> _What you will do_:
Copy the lines below as they are; omit the images they contain.
#### Data extract ####
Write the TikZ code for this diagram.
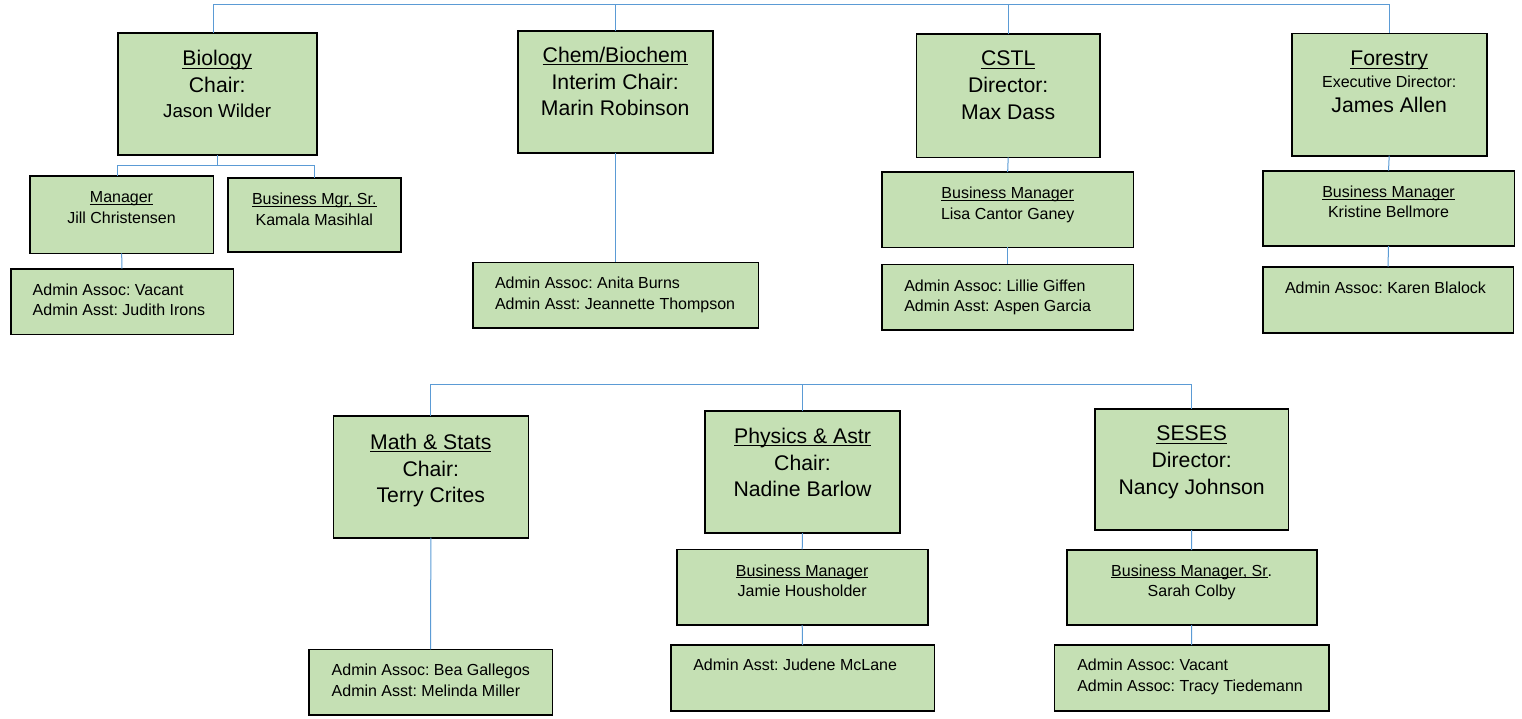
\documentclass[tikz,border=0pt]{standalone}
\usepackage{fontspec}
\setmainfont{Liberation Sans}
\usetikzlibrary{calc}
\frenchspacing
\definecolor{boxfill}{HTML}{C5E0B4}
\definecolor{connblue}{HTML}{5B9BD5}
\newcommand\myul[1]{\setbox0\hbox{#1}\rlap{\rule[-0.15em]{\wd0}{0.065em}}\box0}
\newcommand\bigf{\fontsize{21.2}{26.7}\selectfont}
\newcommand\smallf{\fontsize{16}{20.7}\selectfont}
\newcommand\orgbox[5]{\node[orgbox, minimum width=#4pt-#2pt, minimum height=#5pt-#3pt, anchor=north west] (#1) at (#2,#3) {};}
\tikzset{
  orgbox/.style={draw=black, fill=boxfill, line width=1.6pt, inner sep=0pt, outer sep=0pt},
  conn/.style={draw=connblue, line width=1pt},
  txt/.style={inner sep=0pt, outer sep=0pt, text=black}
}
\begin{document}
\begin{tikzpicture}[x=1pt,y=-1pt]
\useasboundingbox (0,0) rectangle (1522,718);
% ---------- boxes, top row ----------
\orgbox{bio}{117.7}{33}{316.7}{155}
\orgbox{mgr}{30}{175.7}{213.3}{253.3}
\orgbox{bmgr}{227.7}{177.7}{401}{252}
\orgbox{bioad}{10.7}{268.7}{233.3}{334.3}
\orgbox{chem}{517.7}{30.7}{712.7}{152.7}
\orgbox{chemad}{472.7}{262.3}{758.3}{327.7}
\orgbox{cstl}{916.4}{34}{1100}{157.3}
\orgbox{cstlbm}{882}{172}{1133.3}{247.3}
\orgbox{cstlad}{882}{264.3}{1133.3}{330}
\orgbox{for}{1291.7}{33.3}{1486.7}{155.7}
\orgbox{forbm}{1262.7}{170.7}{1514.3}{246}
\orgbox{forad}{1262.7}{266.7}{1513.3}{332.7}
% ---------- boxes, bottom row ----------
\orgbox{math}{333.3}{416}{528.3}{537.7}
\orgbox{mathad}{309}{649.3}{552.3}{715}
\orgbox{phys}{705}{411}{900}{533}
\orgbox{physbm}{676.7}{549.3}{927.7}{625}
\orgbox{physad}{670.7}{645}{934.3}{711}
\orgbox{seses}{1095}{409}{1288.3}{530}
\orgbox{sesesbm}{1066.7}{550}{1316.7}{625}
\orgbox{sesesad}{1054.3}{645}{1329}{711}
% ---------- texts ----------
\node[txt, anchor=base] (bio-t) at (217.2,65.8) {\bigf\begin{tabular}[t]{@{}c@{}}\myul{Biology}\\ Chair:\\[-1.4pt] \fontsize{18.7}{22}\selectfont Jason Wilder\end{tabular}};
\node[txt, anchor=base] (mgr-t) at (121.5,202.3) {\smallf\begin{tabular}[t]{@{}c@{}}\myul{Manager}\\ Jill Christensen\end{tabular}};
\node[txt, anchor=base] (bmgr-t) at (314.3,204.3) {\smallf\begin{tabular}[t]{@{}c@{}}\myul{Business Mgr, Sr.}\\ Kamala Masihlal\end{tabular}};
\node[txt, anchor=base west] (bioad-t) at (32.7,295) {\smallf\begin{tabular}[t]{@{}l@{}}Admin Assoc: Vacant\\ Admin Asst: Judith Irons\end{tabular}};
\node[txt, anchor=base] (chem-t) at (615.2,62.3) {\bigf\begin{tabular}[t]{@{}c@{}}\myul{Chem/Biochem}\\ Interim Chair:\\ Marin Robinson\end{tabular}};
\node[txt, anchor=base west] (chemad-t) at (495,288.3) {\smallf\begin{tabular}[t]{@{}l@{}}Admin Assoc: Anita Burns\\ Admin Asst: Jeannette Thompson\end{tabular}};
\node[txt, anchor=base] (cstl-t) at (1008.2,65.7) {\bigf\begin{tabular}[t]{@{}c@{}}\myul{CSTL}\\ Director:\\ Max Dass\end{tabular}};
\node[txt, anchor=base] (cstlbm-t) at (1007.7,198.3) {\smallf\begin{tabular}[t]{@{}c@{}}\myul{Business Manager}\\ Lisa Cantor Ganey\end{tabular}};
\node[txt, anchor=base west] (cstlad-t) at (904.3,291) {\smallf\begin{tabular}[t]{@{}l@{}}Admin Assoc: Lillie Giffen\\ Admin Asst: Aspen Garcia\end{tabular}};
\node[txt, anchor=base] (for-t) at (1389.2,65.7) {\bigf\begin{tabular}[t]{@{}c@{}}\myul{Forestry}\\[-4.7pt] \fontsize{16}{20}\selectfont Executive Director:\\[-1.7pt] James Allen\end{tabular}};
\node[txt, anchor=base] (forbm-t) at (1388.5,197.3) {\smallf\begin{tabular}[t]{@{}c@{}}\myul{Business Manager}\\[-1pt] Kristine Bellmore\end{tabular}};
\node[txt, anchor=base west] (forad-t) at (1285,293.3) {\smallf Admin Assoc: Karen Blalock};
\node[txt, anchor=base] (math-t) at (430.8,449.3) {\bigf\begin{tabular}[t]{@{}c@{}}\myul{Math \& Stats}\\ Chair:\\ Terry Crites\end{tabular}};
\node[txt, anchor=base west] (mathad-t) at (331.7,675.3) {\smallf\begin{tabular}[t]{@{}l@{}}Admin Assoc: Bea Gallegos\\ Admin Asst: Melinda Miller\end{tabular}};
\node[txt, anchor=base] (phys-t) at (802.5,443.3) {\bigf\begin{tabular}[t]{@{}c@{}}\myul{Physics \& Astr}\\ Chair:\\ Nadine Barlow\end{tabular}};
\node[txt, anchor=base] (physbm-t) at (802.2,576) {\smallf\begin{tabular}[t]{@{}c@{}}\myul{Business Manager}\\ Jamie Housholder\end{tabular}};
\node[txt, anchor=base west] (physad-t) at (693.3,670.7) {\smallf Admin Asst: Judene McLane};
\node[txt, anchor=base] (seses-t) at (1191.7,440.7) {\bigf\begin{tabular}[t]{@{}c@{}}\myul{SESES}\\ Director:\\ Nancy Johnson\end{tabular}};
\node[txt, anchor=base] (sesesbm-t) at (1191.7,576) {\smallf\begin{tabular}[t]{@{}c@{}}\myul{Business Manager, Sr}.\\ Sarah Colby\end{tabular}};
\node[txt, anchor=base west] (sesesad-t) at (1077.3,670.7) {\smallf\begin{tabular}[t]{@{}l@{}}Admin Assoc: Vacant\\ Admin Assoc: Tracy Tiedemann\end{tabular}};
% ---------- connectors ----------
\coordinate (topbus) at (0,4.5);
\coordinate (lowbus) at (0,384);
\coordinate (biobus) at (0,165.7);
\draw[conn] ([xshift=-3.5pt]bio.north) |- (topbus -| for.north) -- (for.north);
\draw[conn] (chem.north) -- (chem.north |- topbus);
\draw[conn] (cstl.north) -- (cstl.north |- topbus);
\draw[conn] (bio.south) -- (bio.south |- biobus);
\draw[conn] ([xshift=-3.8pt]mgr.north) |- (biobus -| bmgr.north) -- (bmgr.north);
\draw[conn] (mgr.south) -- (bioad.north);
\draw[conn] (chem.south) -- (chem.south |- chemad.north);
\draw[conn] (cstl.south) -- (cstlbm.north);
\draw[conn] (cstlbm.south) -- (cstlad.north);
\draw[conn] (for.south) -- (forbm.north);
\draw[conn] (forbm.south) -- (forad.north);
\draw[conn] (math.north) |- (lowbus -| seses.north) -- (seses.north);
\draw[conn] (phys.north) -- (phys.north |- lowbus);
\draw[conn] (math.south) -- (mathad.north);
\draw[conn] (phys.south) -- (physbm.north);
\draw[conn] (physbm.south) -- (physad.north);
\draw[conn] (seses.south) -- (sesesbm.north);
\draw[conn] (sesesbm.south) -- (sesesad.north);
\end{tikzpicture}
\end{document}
####
> _Exercise result_:
Write the TikZ code for this diagram.
\documentclass[tikz,border=0pt]{standalone}
\usepackage{fontspec}
\setmainfont{Liberation Sans}
\usetikzlibrary{calc}
\frenchspacing
\definecolor{boxfill}{HTML}{C5E0B4}
\definecolor{connblue}{HTML}{5B9BD5}
\newcommand\myul[1]{\setbox0\hbox{#1}\rlap{\rule[-0.15em]{\wd0}{0.065em}}\box0}
\newcommand\bigf{\fontsize{21.2}{26.7}\selectfont}
\newcommand\smallf{\fontsize{16}{20.7}\selectfont}
\newcommand\orgbox[5]{\node[orgbox, minimum width=#4pt-#2pt, minimum height=#5pt-#3pt, anchor=north west] (#1) at (#2,#3) {};}
\tikzset{
  orgbox/.style={draw=black, fill=boxfill, line width=1.6pt, inner sep=0pt, outer sep=0pt},
  conn/.style={draw=connblue, line width=1pt},
  txt/.style={inner sep=0pt, outer sep=0pt, text=black}
}
\begin{document}
\begin{tikzpicture}[x=1pt,y=-1pt]
\useasboundingbox (0,0) rectangle (1522,718);
% ---------- boxes, top row ----------
\orgbox{bio}{117.7}{33}{316.7}{155}
\orgbox{mgr}{30}{175.7}{213.3}{253.3}
\orgbox{bmgr}{227.7}{177.7}{401}{252}
\orgbox{bioad}{10.7}{268.7}{233.3}{334.3}
\orgbox{chem}{517.7}{30.7}{712.7}{152.7}
\orgbox{chemad}{472.7}{262.3}{758.3}{327.7}
\orgbox{cstl}{916.4}{34}{1100}{157.3}
\orgbox{cstlbm}{882}{172}{1133.3}{247.3}
\orgbox{cstlad}{882}{264.3}{1133.3}{330}
\orgbox{for}{1291.7}{33.3}{1486.7}{155.7}
\orgbox{forbm}{1262.7}{170.7}{1514.3}{246}
\orgbox{forad}{1262.7}{266.7}{1513.3}{332.7}
% ---------- boxes, bottom row ----------
\orgbox{math}{333.3}{416}{528.3}{537.7}
\orgbox{mathad}{309}{649.3}{552.3}{715}
\orgbox{phys}{705}{411}{900}{533}
\orgbox{physbm}{676.7}{549.3}{927.7}{625}
\orgbox{physad}{670.7}{645}{934.3}{711}
\orgbox{seses}{1095}{409}{1288.3}{530}
\orgbox{sesesbm}{1066.7}{550}{1316.7}{625}
\orgbox{sesesad}{1054.3}{645}{1329}{711}
% ---------- texts ----------
\node[txt, anchor=base] (bio-t) at (217.2,65.8) {\bigf\begin{tabular}[t]{@{}c@{}}\myul{Biology}\\ Chair:\\[-1.4pt] \fontsize{18.7}{22}\selectfont Jason Wilder\end{tabular}};
\node[txt, anchor=base] (mgr-t) at (121.5,202.3) {\smallf\begin{tabular}[t]{@{}c@{}}\myul{Manager}\\ Jill Christensen\end{tabular}};
\node[txt, anchor=base] (bmgr-t) at (314.3,204.3) {\smallf\begin{tabular}[t]{@{}c@{}}\myul{Business Mgr, Sr.}\\ Kamala Masihlal\end{tabular}};
\node[txt, anchor=base west] (bioad-t) at (32.7,295) {\smallf\begin{tabular}[t]{@{}l@{}}Admin Assoc: Vacant\\ Admin Asst: Judith Irons\end{tabular}};
\node[txt, anchor=base] (chem-t) at (615.2,62.3) {\bigf\begin{tabular}[t]{@{}c@{}}\myul{Chem/Biochem}\\ Interim Chair:\\ Marin Robinson\end{tabular}};
\node[txt, anchor=base west] (chemad-t) at (495,288.3) {\smallf\begin{tabular}[t]{@{}l@{}}Admin Assoc: Anita Burns\\ Admin Asst: Jeannette Thompson\end{tabular}};
\node[txt, anchor=base] (cstl-t) at (1008.2,65.7) {\bigf\begin{tabular}[t]{@{}c@{}}\myul{CSTL}\\ Director:\\ Max Dass\end{tabular}};
\node[txt, anchor=base] (cstlbm-t) at (1007.7,198.3) {\smallf\begin{tabular}[t]{@{}c@{}}\myul{Business Manager}\\ Lisa Cantor Ganey\end{tabular}};
\node[txt, anchor=base west] (cstlad-t) at (904.3,291) {\smallf\begin{tabular}[t]{@{}l@{}}Admin Assoc: Lillie Giffen\\ Admin Asst: Aspen Garcia\end{tabular}};
\node[txt, anchor=base] (for-t) at (1389.2,65.7) {\bigf\begin{tabular}[t]{@{}c@{}}\myul{Forestry}\\[-4.7pt] \fontsize{16}{20}\selectfont Executive Director:\\[-1.7pt] James Allen\end{tabular}};
\node[txt, anchor=base] (forbm-t) at (1388.5,197.3) {\smallf\begin{tabular}[t]{@{}c@{}}\myul{Business Manager}\\[-1pt] Kristine Bellmore\end{tabular}};
\node[txt, anchor=base west] (forad-t) at (1285,293.3) {\smallf Admin Assoc: Karen Blalock};
\node[txt, anchor=base] (math-t) at (430.8,449.3) {\bigf\begin{tabular}[t]{@{}c@{}}\myul{Math \& Stats}\\ Chair:\\ Terry Crites\end{tabular}};
\node[txt, anchor=base west] (mathad-t) at (331.7,675.3) {\smallf\begin{tabular}[t]{@{}l@{}}Admin Assoc: Bea Gallegos\\ Admin Asst: Melinda Miller\end{tabular}};
\node[txt, anchor=base] (phys-t) at (802.5,443.3) {\bigf\begin{tabular}[t]{@{}c@{}}\myul{Physics \& Astr}\\ Chair:\\ Nadine Barlow\end{tabular}};
\node[txt, anchor=base] (physbm-t) at (802.2,576) {\smallf\begin{tabular}[t]{@{}c@{}}\myul{Business Manager}\\ Jamie Housholder\end{tabular}};
\node[txt, anchor=base west] (physad-t) at (693.3,670.7) {\smallf Admin Asst: Judene McLane};
\node[txt, anchor=base] (seses-t) at (1191.7,440.7) {\bigf\begin{tabular}[t]{@{}c@{}}\myul{SESES}\\ Director:\\ Nancy Johnson\end{tabular}};
\node[txt, anchor=base] (sesesbm-t) at (1191.7,576) {\smallf\begin{tabular}[t]{@{}c@{}}\myul{Business Manager, Sr}.\\ Sarah Colby\end{tabular}};
\node[txt, anchor=base west] (sesesad-t) at (1077.3,670.7) {\smallf\begin{tabular}[t]{@{}l@{}}Admin Assoc: Vacant\\ Admin Assoc: Tracy Tiedemann\end{tabular}};
% ---------- connectors ----------
\coordinate (topbus) at (0,4.5);
\coordinate (lowbus) at (0,384);
\coordinate (biobus) at (0,165.7);
\draw[conn] ([xshift=-3.5pt]bio.north) |- (topbus -| for.north) -- (for.north);
\draw[conn] (chem.north) -- (chem.north |- topbus);
\draw[conn] (cstl.north) -- (cstl.north |- topbus);
\draw[conn] (bio.south) -- (bio.south |- biobus);
\draw[conn] ([xshift=-3.8pt]mgr.north) |- (biobus -| bmgr.north) -- (bmgr.north);
\draw[conn] (mgr.south) -- (bioad.north);
\draw[conn] (chem.south) -- (chem.south |- chemad.north);
\draw[conn] (cstl.south) -- (cstlbm.north);
\draw[conn] (cstlbm.south) -- (cstlad.north);
\draw[conn] (for.south) -- (forbm.north);
\draw[conn] (forbm.south) -- (forad.north);
\draw[conn] (math.north) |- (lowbus -| seses.north) -- (seses.north);
\draw[conn] (phys.north) -- (phys.north |- lowbus);
\draw[conn] (math.south) -- (mathad.north);
\draw[conn] (phys.south) -- (physbm.north);
\draw[conn] (physbm.south) -- (physad.north);
\draw[conn] (seses.south) -- (sesesbm.north);
\draw[conn] (sesesbm.south) -- (sesesad.north);
\end{tikzpicture}
\end{document}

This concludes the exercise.